Additional Parental Leave (APL) was introduced in 2011 by the Coalition Government in the UK. The basic idea is to increase the flexibility of maternity leave to allow parents to collectively agree the best way to take care of their child, and give fathers more of an opportunity to be more involved in the early stages of their child's development. I believe it came from the Lib-Dem side if you care about the politics.

APL works quite simply. In the normal way the mother informs her employer when she wants to go back to work (must be at least 20 weeks after birth), and the father informs his employer that he wishes to take APL starting from the date the mother goes back to work. The father can take up to 26 weeks APL I think. I'm only taking 12. HMRC kindly provide a very simple form that allows you to tell your employer this. It doesn't, however, change the financial position – one of us is unpaid for three months. As financially it actually makes little difference which one of us is unpaid we are very lucky.

Why is a much harder question. To me there are three levels on which it is a good idea.

At a really macro-societal level, it could start to readdres the imbalance between men and women in the workplace – while it isn't the only factor, that a majority of women of women take a “career break” to have children is part of the reason why they get paid less and don't rise as high as men.

On top of this the evidence for improved child development when the father takes an active role is also pretty overwhelming, so this should lead to Junior being a much more inquisitive, confident and socially engaged child and adult. Being my offspring means he frankly needs all the help he can get. Don't believe me? Check out all the evidence quoted in this article summarising literally dozens of studies that set out the benefits to a child's development, from social to emotional to cognitive (it also has a lot of studies about absence, which I'm not so much a fan of and can be considered a bit judgemental – I'm just lucky that I get to do more), and read this more journalistic description of the benefits.

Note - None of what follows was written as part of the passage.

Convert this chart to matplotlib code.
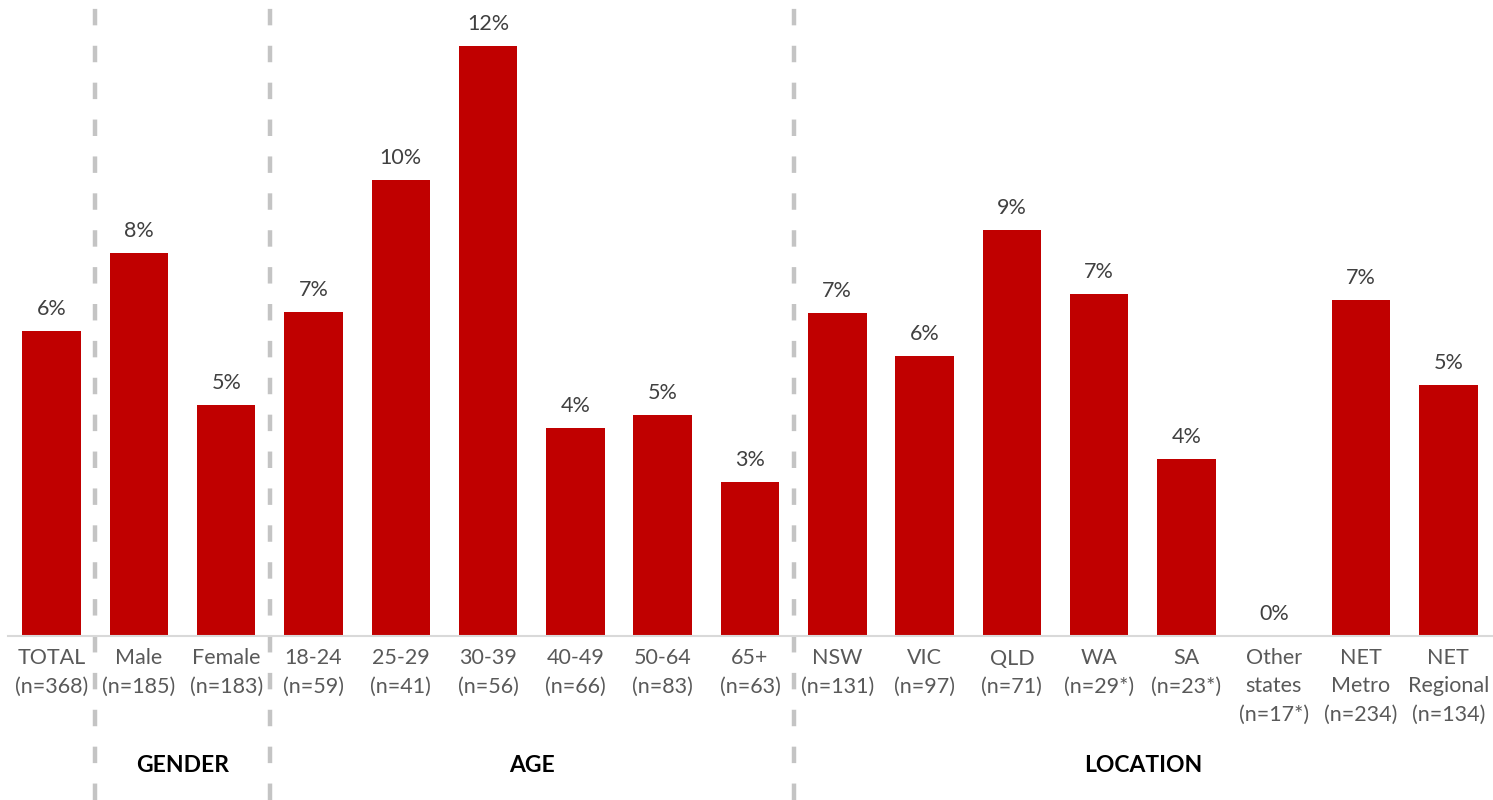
import matplotlib
matplotlib.use('Agg')
import matplotlib.pyplot as plt
import numpy as np

plt.rcParams['font.family'] = ['Lato', 'DejaVu Sans']

labels = ['TOTAL\n(n=368)', 'Male\n(n=185)', 'Female\n(n=183)',
          '18-24\n(n=59)', '25-29\n(n=41)', '30-39\n(n=56)', '40-49\n(n=66)',
          '50-64\n(n=83)', '65+\n(n=63)',
          'NSW\n(n=131)', 'VIC\n(n=97)', 'QLD\n(n=71)', 'WA\n(n=29*)',
          'SA\n(n=23*)', 'Other\nstates\n(n=17*)', 'NET\nMetro\n(n=234)',
          'NET\nRegional\n(n=134)']
values = [6.4, 8.05, 4.85,
          6.8, 9.58, 12.4, 4.37, 4.64, 3.24,
          6.79, 5.88, 8.53, 7.18, 3.72, 0.0, 7.06, 5.27]
groups = ['GENDER', 'AGE', 'LOCATION']
group_spans = [(1, 2), (3, 8), (9, 16)]
dividers = [0.5, 2.5, 8.5]

RED = '#c00000'

fig = plt.figure(figsize=(14.93, 8), dpi=100)
ax = fig.add_axes([8 / 1493, 1 - 636 / 800, 1484 / 1493, 616 / 800])

x = np.arange(len(values))
ax.bar(x, values, width=0.67, color=RED, zorder=2)
for xi, v in zip(x, values):
    ax.text(xi, v + 0.25, '%.0f%%' % v, ha='center', va='bottom',
            fontsize=15.5, color='#404040')

ax.set_xlim(-0.5, len(values) - 0.5)
ax.set_ylim(0, 616 / 47.6)
ax.set_xticks(x)
ax.set_xticklabels(labels, fontsize=15.5, color='#595959', linespacing=1.5)
ax.tick_params(axis='x', length=0, pad=9)
ax.set_yticks([])
for s in ['top', 'left', 'right']:
    ax.spines[s].set_visible(False)
ax.spines['bottom'].set_color('#d9d9d9')
ax.spines['bottom'].set_linewidth(1.5)

# dashed separators between the groups, running past the axes
trans = ax.get_xaxis_transform()
for d in dividers:
    ax.plot([d, d], [-164 / 616, 628 / 616], transform=trans, clip_on=False,
            color='#c4c4c4', lw=3.2, dashes=(3.7, 4.6), zorder=1)

for g, (a, b) in zip(groups, group_spans):
    ax.text((a + b) / 2, -129 / 616, g, transform=trans, ha='center',
            va='center', fontsize=16.5, fontweight='bold', color='black')

fig.savefig('out.png', dpi=100)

I'd reflect already that it is clear that Mum and I have slightly (not very though) different styles when it comes to how we spend our time with Junior – mine appears to involve slightly more risk (a la the Bin Incident) – but this isn't a bad thing. Assuming he survives… This means he is getting to see choice and different approaches already.

And really that's the third, best and most important reason. He's my son. I want to get to know him, and share in his upbringing as much as I can – and am being supported by an amazing woman to do more than most Dad's get the opportunity to – even if they want to. I can't really think of a good reason not to – and there were times in the run up I wondered if it was a good idea.

But a week in, and I'm so glad I've got this opportunity. It's amazing!!

 

Reflections on a first day’s solo flight

Well, that was alright. Not sure what Junior would say – I reckon I got good marks on the home entertainment/living climbing frame front, less good on the feeding and sleeping. And terrible on the toy provision while out. My two big lessons for the day were:

  • We both need to get better at figuring out when he's tired and when he's hungry. Mum assures me there is a difference, but I didn't get it today! This lead to a number of attempts at both napping and feeding that left him confused, me covered in food, and a fair amount of wasted milk – mostly the formula, thankfully.
  • Check the nappy bag before leaving the house! Junior had managed to extract a couple of key items (wet wipes!) and ensure there were no toys in it so when we stopped in the hostelry I was defending their menus from being throughly gummed because he had nothing else to play with. No doubt a cunning ploy to eat paper, his favourite food-group.

Tomorrow should be different again – earlyish Gymboree that will hopefully be sandwiched by some serious napping. A statement that with Junior is always accompanied by some of these…

 

 

Waiting for the adventure to start!

I’m Ewan, a first time dad. My son was born nearly 9 months ago. And incredible things have happened in those months. It has been an adventure like no other in my life. And now I’m about to do 3 further things I never thought I’d do:

  1. Take 3 months off work (assumed I’d die on the job, frankly)
  2. Look after the most amazing little boy ever as full time carer (yes, biased, but have you seen the photo?!)
  3. Blog about it all!

I’m lucky. Not only did the government introduce Additional Parental Leave about 4 years ago, I also have a partner who is happy to give up some of her maternity leave to allow me to do this.

Although I’ll not sure right now that this isn’t a cunning ploy on her behalf to go back to work for a rest! All she’s been saying for weeks is that I can expect to be more tired than I’ve ever been after spending entire weeks flying solo with E Jr.

Why am I starting this blog? Well, mostly because I want a record of what Jr. and I do to prove to Mum that I coped. And if I don’t cope as a way to help me cope!

But also I know that only 1.4% of new fathers are supposed to have taken up the offer of Additional Parental Leave since it was launched. And frankly I don’t even believe that tiny figure, as I am the only Dad I have ever met who is taking this amazing opportunity up (although like Yetis, I’ve heard rumours of others…). And with the system changing into Shared Parental Leave soon, if I can encourage a few more Dads (and Mums) that this is a good idea, then I’ll count that as a proper Boy Scout Good Deed.

I hope you enjoy the adventure as much as I think I will!